This installment of the Prestige Archetype-series clocks in at 8 pages, 1 page front cover, 1 page SRD, ~1/2 a page of editorial, leaving us with 5 1/2 pages of content, so let's take a look!



First question - what are prestige archetypes? Well, they are essentially a breakdown of a regular PrC into a full-blown 20-level spanning class - so no, these classes don't necessarily mean that you'll have a universal archetype (wouldn't have worked in this context, I think), instead providing a retooled playing experience so you don't have to work your way up to the PrC via classes you don't want to play. So that's definitely a pro-side. On the con-side, *personally*, I treat PrCs as very much tied to organizations etc., emphasizing the "prestige"-component as opposed to archetypes, which are more traditions in my game. I'm not the target audience of these books, but I will take a stab at them anyways.



The Assassin as crafted here must be non-good, receives a good ref-save and 3/4 BAB-progression, d8, proficiency with crossbows, blowguns, daggers, darts, rapiers, short bows, saps, short swords and shields and receive a massive 8+ Int skills per level. They also receive sneak attack, progressing up to +10d6. The assassin also receives the option to forgo 1d6 sneak damage to demoralize targets, more d6 increasing the chances the demoralize works on a 1d6 for +5-ratio. 4th level death attack is two levels below what the PrC receives, seeing it can only be taken after receiving 5 ranks in stealth. Not a fan of this decision.



Better options for hiding weapons, evasion and uncanny dodge - all solid. An awareness of slain targets returning to life is downright brilliant. True Death is unlocked at 8th level and quiet/swift death fit at 10th and 18th level. AQ new dual capstone of master strikes and soul bind manages what the PrC fails at - making resurrection HARD.
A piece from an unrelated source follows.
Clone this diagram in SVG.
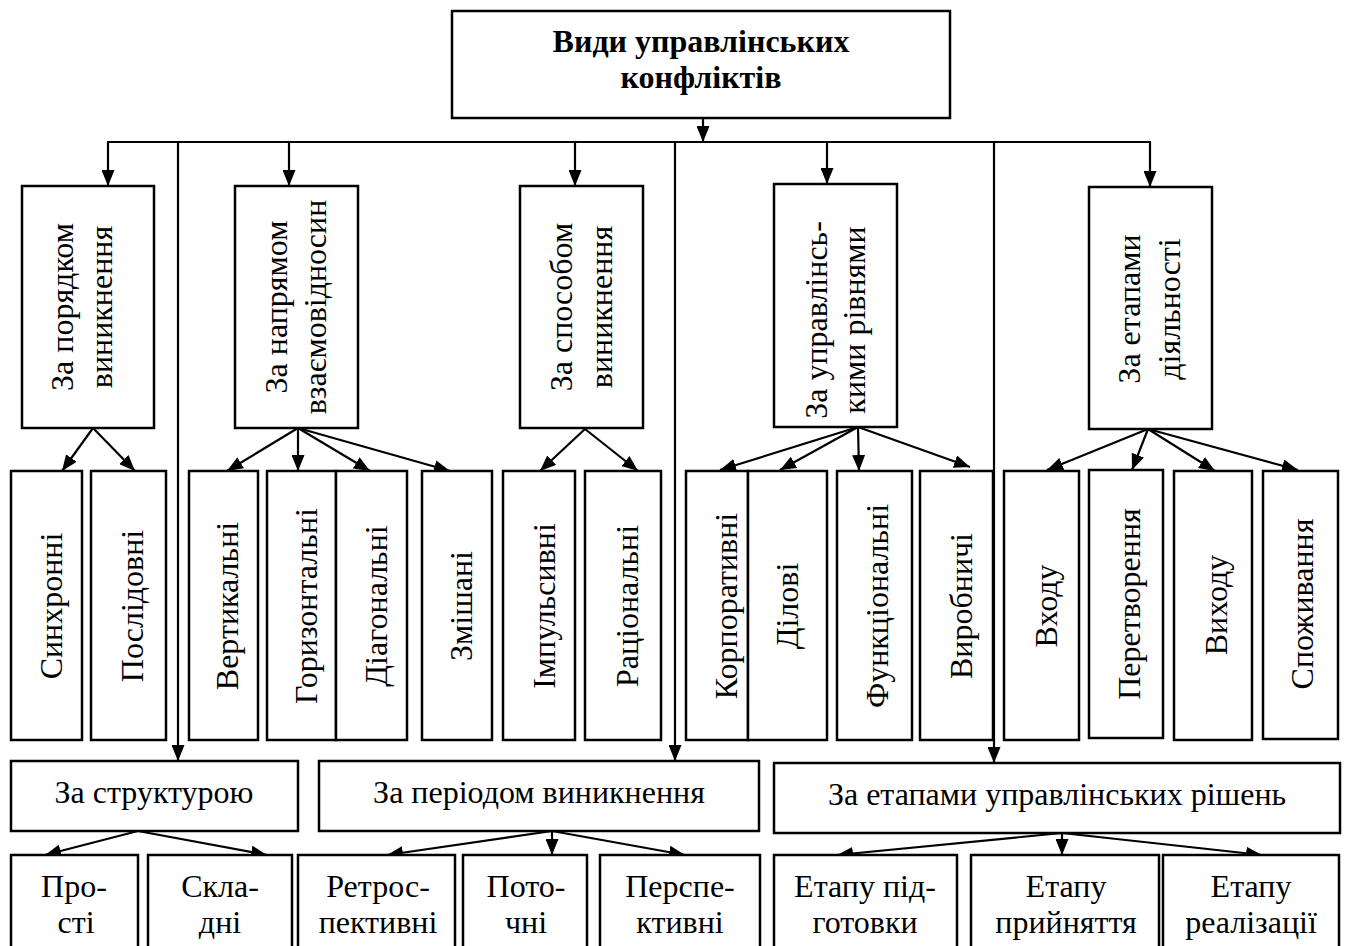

The class also provides advice on the option to trade in sneak attack for rogue talents to bring some flexibility back. The favored class options of the core-races are solid.



We also receive NPC-builds of level 1, 5, 10 and 15.



Conclusion:
Editing and formatting are very good, I noticed no truly significant glitches. Layout adheres to Purple Duck Games printer-friendly two-column standard and the pdf comes fully bookmarked for your convenience.
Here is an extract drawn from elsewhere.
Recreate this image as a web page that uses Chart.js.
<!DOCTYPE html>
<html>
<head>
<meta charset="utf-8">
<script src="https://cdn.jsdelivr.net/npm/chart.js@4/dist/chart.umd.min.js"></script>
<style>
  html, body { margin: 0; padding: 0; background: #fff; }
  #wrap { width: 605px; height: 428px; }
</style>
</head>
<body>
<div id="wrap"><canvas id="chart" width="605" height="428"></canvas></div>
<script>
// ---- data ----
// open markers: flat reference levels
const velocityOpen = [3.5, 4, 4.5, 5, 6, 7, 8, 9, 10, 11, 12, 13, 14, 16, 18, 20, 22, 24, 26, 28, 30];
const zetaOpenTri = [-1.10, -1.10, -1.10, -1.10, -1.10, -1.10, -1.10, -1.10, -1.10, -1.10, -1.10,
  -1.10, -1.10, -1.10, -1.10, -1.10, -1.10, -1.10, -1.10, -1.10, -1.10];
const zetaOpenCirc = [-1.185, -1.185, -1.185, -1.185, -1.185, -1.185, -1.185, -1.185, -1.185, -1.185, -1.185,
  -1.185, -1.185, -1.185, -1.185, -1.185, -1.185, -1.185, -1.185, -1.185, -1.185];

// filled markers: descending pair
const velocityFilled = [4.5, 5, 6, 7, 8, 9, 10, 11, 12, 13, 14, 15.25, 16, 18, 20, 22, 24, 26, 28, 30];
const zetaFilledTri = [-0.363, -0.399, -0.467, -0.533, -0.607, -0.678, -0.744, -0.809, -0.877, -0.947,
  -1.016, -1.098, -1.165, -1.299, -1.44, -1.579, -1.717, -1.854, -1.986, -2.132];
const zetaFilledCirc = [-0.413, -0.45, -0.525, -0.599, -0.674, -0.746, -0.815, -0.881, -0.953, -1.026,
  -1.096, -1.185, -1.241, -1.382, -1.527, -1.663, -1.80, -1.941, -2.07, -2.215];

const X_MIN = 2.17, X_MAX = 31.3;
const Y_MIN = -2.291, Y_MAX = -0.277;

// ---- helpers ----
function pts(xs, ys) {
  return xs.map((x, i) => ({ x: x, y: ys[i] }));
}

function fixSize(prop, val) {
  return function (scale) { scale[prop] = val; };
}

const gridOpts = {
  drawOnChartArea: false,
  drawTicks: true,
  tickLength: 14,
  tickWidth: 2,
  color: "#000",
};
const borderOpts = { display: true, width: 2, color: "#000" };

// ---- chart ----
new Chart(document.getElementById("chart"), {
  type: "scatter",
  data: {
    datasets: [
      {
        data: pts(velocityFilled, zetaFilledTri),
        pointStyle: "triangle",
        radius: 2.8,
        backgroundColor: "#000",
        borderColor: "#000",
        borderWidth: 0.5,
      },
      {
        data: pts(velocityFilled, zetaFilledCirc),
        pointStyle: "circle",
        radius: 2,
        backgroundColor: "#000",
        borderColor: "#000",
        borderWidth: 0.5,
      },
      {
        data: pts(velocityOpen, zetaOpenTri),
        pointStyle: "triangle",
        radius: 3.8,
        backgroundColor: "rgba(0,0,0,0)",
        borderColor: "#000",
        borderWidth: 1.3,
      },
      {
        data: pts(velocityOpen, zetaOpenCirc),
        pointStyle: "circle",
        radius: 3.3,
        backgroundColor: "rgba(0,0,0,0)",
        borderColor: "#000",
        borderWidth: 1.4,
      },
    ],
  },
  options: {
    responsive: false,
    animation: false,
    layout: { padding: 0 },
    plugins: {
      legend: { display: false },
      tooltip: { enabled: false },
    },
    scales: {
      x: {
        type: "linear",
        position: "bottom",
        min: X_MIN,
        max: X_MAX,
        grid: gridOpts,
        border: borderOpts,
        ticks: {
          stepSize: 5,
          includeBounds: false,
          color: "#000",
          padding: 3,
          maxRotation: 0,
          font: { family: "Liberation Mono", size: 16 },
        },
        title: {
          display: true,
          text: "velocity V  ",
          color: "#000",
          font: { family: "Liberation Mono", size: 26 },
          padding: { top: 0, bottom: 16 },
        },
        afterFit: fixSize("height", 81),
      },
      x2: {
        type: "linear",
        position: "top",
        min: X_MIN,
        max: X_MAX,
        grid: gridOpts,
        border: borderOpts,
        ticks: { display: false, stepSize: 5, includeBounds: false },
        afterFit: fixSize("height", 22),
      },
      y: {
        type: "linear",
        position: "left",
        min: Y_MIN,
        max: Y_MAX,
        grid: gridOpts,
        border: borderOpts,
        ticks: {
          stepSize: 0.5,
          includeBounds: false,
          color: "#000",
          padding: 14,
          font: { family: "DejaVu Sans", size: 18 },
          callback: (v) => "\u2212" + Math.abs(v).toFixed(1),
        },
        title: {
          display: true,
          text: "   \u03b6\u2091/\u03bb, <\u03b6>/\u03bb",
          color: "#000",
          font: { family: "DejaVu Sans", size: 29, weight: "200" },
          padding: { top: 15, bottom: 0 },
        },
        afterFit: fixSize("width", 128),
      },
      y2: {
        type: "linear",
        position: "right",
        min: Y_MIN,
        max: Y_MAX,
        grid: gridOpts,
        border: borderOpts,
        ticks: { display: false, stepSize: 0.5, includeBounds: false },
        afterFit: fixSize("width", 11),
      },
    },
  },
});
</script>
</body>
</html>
Carl Cramér's take on the assassin can be summed up as a rogue on speed - and it honestly works rather well. Why? Well, for one, the rogue is, even with talented/glory-updates not a powerful class. The death attack, while extremely powerful, still requires a lot of set-up. The resurrection-sense is downright brilliant. the new capstones are actually worth the name. The massive skill-increase to 8 (in contrast to 4 of the PrC) may seem like too much, but for me, it works. From poison use to angel of death etc., all iconic tricks are here - and paid for by a decreased flexibility. Which I would complain about - but the note on alternatively allowing for rogue talent access constitutes this variety: If you think rogues are fine, maintain the linear nature of the assassin as a balance tool. If you think it needs an upgrade, go for the flexible version that can learn talents - glorious.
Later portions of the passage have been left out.